## [Written request]
The entries below contain a line with "Output the Python" and a line with "plt.rcParams['font.weight'] = 'bold'". Retype exactly everything from the first down to the second, both included, and nothing else.
-- begin Data lines --
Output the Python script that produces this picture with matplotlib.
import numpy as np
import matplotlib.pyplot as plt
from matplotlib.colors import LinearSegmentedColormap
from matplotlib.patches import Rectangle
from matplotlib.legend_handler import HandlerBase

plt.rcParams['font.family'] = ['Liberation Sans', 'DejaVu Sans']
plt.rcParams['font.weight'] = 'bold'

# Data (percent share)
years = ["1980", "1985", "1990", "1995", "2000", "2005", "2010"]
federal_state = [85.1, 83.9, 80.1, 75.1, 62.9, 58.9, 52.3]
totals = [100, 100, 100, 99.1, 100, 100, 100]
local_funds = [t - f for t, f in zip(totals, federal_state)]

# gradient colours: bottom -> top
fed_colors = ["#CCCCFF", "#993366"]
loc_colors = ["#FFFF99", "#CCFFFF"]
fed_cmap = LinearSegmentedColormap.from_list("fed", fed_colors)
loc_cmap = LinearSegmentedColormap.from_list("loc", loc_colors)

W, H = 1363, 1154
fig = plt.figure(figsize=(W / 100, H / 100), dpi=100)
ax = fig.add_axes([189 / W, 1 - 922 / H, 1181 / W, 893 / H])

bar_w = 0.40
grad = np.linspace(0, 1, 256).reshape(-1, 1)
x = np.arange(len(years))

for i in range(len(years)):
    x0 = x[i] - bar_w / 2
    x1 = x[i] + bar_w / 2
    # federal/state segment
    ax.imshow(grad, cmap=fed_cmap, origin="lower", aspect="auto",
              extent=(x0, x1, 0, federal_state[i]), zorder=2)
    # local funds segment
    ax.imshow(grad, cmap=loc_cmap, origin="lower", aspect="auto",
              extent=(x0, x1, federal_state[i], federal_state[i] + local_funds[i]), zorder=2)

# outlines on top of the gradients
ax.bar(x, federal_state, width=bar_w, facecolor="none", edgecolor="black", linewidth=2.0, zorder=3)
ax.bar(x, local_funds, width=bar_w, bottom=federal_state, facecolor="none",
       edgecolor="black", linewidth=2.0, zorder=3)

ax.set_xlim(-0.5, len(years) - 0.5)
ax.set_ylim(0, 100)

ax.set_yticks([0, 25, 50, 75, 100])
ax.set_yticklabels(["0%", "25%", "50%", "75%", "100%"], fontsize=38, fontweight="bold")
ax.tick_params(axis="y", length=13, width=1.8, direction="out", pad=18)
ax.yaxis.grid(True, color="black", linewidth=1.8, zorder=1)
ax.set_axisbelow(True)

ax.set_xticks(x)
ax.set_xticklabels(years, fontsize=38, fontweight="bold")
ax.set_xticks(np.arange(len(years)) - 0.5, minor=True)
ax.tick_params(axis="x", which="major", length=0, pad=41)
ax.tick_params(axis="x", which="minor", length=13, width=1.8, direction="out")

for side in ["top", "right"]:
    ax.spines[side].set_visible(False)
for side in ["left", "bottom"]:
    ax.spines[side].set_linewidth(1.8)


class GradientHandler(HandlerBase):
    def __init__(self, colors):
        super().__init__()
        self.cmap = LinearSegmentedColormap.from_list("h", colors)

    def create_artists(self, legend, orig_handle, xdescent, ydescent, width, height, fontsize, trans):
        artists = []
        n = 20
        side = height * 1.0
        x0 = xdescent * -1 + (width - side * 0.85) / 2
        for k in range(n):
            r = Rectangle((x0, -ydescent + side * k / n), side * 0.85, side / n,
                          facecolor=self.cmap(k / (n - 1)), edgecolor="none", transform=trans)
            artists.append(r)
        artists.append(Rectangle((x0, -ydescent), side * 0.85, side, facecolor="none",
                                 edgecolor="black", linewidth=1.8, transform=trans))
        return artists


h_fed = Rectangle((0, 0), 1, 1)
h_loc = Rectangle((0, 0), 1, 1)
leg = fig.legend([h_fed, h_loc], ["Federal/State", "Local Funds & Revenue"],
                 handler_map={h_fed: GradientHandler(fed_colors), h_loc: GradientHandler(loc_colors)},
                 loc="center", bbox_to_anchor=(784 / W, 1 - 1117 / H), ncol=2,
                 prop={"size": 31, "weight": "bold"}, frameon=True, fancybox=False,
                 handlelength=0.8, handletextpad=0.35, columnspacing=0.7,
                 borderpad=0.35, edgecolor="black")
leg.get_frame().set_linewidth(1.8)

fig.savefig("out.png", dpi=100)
-- end Data lines --
-- begin Data lines --
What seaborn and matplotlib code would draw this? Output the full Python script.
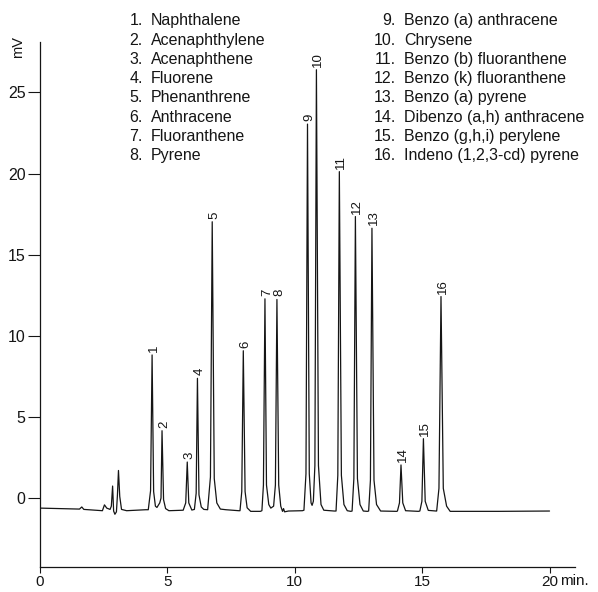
-- end Data lines --
## [Written solution]
Output the Python script that produces this picture with matplotlib.
import numpy as np
import matplotlib.pyplot as plt
from matplotlib.colors import LinearSegmentedColormap
from matplotlib.patches import Rectangle
from matplotlib.legend_handler import HandlerBase

plt.rcParams['font.family'] = ['Liberation Sans', 'DejaVu Sans']
plt.rcParams['font.weight'] = 'bold'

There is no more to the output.